───── DATA EXCERPTS ─────

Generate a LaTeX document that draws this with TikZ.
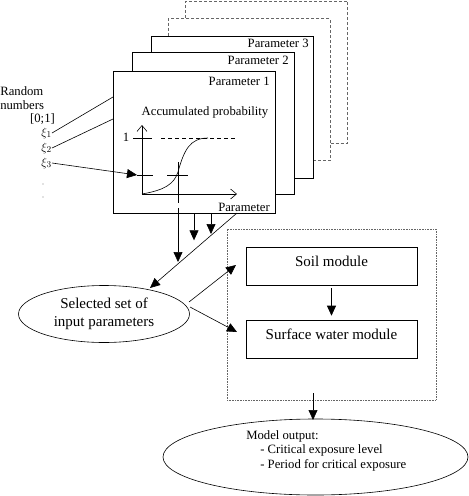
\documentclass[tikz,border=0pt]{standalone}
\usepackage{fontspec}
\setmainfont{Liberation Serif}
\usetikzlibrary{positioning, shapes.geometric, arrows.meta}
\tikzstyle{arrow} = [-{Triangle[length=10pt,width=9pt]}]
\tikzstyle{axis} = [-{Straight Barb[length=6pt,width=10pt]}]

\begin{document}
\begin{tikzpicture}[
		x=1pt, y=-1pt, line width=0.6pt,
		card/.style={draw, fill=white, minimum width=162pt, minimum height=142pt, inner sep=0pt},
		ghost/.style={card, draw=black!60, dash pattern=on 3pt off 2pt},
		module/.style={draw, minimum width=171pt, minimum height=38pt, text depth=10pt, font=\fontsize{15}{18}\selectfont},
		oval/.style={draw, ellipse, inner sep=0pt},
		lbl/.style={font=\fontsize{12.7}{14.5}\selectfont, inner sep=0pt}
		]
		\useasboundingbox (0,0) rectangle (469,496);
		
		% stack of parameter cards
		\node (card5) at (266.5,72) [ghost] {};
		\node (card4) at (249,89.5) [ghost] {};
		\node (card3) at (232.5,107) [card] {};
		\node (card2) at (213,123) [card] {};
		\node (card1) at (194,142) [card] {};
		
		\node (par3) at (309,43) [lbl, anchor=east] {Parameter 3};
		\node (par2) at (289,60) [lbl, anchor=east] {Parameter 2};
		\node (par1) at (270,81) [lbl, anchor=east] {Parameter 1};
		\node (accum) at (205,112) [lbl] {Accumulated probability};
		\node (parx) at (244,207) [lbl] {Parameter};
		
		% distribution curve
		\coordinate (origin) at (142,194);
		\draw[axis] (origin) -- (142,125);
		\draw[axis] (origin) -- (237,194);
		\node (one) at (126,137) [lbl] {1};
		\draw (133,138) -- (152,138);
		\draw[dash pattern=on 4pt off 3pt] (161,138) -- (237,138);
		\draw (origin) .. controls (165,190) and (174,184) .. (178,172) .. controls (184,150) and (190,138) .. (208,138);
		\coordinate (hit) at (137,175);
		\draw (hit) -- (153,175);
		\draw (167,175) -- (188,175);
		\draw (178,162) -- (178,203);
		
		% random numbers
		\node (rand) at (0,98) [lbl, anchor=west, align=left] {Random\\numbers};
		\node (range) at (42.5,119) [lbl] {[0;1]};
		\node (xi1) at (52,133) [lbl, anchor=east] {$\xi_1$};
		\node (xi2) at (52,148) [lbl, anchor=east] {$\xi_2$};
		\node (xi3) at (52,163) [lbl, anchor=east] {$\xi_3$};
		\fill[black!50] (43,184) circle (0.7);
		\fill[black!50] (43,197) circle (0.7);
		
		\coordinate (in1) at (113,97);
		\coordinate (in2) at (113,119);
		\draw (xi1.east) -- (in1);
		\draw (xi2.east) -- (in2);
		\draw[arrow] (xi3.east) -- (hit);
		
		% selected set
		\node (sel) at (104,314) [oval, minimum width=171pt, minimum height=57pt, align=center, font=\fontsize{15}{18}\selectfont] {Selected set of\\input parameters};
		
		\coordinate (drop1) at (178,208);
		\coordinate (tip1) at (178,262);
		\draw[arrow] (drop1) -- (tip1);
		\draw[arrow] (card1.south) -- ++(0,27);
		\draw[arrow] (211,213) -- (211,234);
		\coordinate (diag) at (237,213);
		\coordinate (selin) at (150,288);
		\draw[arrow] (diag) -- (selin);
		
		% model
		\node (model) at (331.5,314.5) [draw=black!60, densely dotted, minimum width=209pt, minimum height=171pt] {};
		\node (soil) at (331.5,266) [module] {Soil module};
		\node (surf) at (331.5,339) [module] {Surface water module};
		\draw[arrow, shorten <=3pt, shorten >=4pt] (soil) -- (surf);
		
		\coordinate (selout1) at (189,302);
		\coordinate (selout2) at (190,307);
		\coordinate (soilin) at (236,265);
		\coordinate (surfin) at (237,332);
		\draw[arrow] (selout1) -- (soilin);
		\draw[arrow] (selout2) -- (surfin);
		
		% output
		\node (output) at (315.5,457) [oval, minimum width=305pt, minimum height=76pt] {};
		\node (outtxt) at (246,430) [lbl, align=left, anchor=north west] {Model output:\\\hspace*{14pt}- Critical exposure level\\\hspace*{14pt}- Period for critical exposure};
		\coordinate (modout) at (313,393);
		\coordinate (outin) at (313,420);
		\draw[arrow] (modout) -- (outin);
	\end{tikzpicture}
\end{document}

─────
───── DATA EXCERPTS ─────

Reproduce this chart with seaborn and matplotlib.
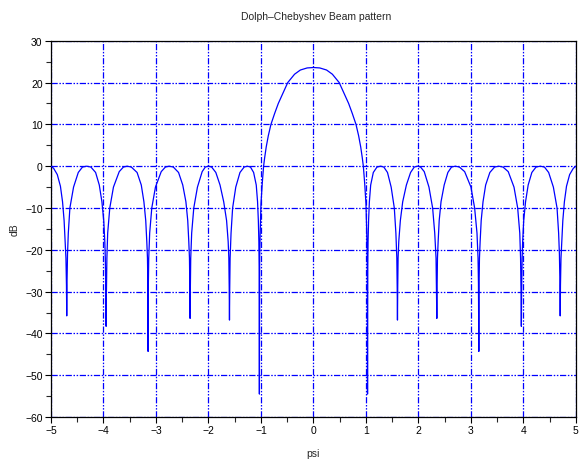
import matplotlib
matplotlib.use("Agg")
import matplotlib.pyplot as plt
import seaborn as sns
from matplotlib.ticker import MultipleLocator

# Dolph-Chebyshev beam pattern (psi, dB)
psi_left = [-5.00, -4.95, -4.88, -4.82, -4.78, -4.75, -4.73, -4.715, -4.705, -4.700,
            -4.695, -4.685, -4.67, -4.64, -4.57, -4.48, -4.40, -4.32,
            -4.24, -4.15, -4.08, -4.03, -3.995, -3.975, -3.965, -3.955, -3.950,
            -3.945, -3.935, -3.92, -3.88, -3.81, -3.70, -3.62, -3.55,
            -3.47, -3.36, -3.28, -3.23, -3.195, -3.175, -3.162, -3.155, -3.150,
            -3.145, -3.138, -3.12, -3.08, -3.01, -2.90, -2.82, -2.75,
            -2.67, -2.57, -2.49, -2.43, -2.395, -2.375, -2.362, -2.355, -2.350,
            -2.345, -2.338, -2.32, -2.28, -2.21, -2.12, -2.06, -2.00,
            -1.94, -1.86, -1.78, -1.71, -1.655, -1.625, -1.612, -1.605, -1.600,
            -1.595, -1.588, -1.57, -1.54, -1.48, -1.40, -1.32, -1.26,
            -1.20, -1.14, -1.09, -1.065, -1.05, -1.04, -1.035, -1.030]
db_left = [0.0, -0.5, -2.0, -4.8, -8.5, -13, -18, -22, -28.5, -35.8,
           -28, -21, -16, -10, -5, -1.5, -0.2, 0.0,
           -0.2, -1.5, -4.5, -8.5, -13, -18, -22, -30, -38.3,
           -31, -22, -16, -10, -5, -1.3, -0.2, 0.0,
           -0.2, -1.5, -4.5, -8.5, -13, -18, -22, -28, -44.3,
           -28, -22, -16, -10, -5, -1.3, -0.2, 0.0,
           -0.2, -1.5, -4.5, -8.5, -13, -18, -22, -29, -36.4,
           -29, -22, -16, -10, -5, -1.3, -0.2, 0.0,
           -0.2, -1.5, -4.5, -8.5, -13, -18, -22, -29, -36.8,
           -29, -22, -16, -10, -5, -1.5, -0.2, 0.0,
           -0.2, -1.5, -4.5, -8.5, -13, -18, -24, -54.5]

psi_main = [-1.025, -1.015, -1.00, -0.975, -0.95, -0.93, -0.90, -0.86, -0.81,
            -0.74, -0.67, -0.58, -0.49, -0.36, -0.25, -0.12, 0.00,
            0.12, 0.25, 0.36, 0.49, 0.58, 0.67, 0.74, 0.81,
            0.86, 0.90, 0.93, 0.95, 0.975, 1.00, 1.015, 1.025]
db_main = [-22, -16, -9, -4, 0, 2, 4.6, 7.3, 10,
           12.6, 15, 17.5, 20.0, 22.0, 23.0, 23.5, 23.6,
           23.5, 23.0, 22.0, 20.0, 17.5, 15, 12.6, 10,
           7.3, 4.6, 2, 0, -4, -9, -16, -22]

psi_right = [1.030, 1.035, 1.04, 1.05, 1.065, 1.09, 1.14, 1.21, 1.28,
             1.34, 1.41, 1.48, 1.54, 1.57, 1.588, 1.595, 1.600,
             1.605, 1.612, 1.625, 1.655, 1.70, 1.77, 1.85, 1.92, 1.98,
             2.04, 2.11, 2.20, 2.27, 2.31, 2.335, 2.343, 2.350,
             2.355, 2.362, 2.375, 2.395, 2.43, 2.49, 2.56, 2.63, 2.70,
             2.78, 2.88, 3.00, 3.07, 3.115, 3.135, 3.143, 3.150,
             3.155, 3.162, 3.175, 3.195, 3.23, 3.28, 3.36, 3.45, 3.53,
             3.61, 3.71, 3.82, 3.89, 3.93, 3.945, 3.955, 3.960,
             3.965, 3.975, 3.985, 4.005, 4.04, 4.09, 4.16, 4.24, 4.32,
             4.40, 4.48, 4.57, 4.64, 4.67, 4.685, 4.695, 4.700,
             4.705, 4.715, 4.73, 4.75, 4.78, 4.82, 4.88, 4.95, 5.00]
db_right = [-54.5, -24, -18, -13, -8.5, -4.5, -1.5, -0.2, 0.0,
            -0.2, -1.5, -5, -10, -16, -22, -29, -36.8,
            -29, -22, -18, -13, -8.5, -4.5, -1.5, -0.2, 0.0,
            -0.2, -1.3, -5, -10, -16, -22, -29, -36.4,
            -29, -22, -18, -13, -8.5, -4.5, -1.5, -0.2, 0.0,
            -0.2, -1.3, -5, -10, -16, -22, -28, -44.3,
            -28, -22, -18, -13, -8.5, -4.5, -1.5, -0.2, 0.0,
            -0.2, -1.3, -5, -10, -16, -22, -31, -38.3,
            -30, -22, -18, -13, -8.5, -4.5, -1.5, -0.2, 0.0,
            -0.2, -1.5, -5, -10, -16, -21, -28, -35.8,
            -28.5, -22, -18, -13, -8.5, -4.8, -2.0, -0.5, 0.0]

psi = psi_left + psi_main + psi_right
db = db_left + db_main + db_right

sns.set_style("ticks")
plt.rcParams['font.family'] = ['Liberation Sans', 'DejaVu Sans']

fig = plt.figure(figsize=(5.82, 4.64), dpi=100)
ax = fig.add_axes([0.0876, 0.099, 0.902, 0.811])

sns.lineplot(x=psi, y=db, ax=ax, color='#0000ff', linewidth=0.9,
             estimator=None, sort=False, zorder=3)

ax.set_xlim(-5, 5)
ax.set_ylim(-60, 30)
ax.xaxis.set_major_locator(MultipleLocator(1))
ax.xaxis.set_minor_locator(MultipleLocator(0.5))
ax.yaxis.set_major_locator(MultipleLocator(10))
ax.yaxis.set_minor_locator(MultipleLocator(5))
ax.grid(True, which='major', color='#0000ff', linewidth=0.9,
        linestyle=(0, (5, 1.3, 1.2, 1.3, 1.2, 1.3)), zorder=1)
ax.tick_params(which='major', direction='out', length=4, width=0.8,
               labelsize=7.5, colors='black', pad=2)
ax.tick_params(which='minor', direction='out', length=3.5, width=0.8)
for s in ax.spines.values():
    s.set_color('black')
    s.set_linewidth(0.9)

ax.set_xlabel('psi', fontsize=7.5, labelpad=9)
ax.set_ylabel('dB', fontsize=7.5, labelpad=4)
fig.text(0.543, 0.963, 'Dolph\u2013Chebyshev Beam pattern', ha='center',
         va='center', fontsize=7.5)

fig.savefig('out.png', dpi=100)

─────
───── DATA EXCERPTS ─────

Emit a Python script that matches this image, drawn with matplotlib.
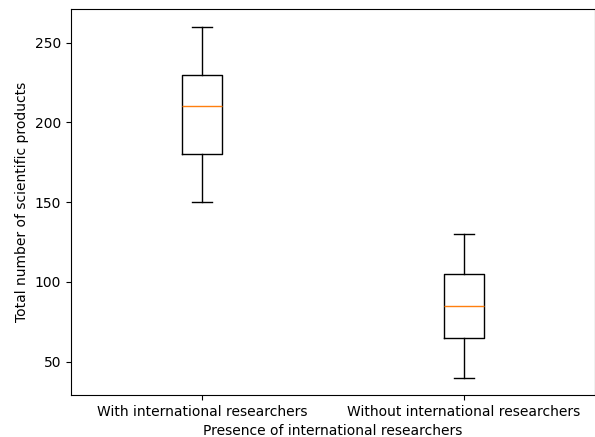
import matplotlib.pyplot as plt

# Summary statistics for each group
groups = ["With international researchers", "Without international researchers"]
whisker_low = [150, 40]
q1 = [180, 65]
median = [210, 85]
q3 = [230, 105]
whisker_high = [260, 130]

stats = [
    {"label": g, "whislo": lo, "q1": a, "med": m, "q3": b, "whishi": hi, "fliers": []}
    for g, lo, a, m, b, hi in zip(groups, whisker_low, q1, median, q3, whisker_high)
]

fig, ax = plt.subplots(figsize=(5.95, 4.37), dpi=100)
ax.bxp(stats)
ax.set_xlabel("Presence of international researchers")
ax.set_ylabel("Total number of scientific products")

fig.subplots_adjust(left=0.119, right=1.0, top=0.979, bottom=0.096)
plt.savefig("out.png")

─────

WRITTEN PROBLEM.
Exactly the lines from the one with "Reproduce this chart" through the one with "from matplotlib.ticker import MultipleLocator" are to be reproduced, and no pictures with them.

EXERCISE RESULT.
Reproduce this chart with seaborn and matplotlib.
import matplotlib
matplotlib.use("Agg")
import matplotlib.pyplot as plt
import seaborn as sns
from matplotlib.ticker import MultipleLocator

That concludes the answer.